### TASK REQUIREMENTS
From the listing below, extract every line in which the word "this" appears.
>> START GIVEN DATA
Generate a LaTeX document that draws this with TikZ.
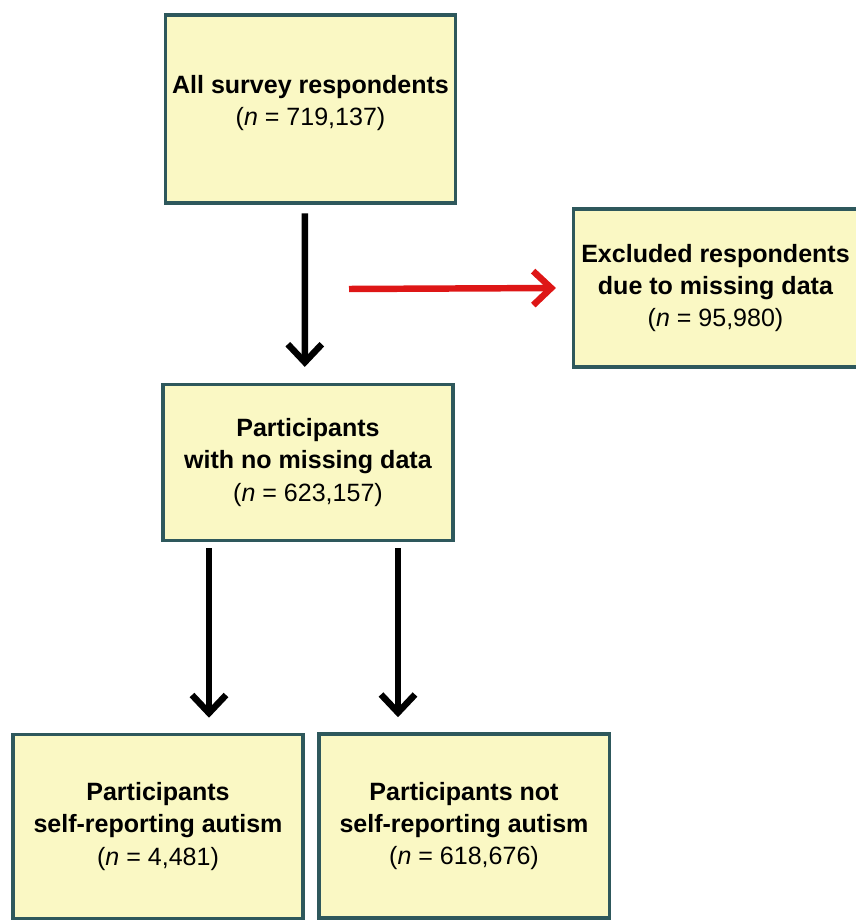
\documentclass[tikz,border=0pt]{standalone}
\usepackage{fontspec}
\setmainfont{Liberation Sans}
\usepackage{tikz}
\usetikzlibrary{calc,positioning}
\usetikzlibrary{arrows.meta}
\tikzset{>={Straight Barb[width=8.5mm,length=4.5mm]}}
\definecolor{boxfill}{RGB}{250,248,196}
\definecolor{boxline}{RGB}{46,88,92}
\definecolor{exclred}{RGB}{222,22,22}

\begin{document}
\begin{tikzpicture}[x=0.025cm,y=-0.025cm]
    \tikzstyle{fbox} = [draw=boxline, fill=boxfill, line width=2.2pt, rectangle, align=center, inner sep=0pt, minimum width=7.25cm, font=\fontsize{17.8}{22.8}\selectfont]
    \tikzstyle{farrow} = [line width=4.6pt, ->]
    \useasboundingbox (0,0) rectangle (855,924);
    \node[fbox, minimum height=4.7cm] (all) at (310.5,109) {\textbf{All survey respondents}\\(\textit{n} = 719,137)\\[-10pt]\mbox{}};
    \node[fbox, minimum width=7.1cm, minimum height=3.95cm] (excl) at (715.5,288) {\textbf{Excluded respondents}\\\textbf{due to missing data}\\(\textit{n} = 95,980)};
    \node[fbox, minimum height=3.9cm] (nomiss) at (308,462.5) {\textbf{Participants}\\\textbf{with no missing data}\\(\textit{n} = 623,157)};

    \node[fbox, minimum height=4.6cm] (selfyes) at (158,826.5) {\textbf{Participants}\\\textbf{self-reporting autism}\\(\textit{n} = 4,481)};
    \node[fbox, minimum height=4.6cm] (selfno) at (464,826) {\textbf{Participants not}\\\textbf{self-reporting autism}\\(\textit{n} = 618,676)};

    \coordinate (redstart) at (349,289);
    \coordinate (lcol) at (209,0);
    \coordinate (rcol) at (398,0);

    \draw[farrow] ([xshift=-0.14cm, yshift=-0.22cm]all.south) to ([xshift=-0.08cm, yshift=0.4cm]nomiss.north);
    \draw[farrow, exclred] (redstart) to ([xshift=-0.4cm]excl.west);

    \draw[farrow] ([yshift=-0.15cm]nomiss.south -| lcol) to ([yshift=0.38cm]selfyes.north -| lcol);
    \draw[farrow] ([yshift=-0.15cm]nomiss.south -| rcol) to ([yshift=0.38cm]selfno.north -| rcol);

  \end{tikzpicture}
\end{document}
>> END GIVEN DATA
>> START GIVEN DATA
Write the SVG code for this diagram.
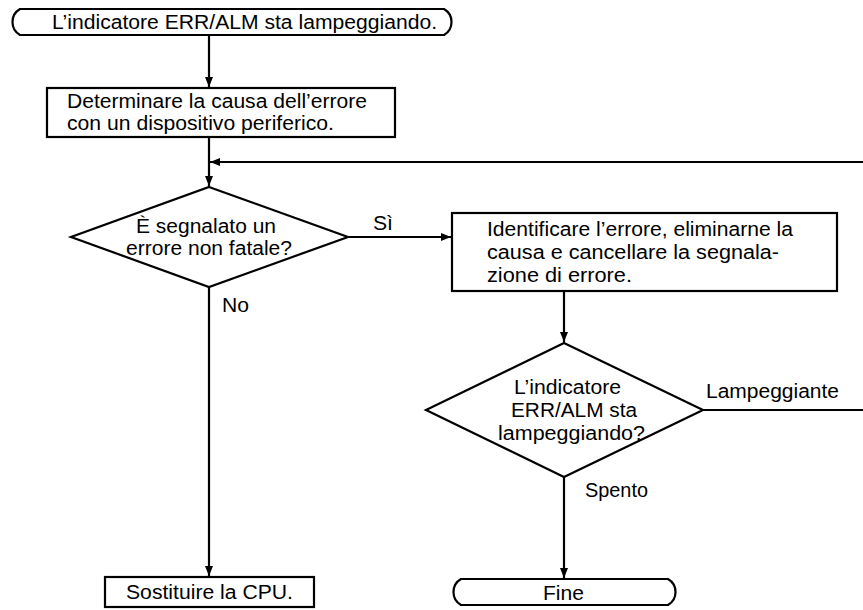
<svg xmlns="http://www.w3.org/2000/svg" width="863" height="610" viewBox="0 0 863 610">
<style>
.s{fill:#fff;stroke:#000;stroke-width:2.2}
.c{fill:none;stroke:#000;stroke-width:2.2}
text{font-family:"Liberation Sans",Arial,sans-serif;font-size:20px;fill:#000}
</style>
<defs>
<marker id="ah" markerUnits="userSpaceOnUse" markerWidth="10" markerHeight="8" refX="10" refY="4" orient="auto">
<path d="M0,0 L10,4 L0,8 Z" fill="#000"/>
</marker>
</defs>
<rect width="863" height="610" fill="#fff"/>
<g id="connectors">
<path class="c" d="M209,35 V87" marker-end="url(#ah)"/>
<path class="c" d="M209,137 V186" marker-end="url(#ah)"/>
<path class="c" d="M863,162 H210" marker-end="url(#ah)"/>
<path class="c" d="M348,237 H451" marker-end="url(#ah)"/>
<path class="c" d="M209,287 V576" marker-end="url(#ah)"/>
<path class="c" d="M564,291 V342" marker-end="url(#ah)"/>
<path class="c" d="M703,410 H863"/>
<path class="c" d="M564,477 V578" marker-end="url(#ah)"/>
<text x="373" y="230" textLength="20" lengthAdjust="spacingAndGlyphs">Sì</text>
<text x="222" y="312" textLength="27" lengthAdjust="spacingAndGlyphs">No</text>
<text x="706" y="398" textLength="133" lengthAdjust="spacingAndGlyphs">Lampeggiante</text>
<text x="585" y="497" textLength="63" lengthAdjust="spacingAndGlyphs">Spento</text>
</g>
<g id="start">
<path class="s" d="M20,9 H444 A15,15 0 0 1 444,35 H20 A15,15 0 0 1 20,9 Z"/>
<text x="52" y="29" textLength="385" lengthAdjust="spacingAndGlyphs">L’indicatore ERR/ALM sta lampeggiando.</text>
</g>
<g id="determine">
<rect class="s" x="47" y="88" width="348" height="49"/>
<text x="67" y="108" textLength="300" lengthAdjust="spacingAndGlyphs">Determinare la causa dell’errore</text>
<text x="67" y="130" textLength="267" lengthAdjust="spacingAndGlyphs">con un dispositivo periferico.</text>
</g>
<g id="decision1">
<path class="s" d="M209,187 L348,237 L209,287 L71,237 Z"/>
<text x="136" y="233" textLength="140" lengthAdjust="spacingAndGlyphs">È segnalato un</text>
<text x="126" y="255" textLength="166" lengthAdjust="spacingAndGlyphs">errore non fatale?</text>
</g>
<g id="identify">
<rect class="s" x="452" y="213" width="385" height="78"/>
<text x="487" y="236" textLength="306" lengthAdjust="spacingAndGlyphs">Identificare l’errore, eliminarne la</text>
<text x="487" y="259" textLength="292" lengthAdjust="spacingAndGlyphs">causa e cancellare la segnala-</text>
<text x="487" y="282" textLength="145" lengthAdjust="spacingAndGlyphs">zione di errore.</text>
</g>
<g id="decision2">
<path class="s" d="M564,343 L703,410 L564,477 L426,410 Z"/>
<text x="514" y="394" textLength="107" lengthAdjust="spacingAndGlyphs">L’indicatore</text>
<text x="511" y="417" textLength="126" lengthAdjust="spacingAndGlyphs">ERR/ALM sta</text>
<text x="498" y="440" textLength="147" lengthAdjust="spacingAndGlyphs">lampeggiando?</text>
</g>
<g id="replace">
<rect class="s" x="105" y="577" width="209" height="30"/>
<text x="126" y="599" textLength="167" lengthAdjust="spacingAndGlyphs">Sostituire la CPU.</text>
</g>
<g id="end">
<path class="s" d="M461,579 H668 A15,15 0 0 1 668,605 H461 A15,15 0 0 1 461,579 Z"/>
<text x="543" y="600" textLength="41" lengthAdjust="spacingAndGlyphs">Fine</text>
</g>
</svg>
>> END GIVEN DATA
### RESPONSE
Generate a LaTeX document that draws this with TikZ.
Write the SVG code for this diagram.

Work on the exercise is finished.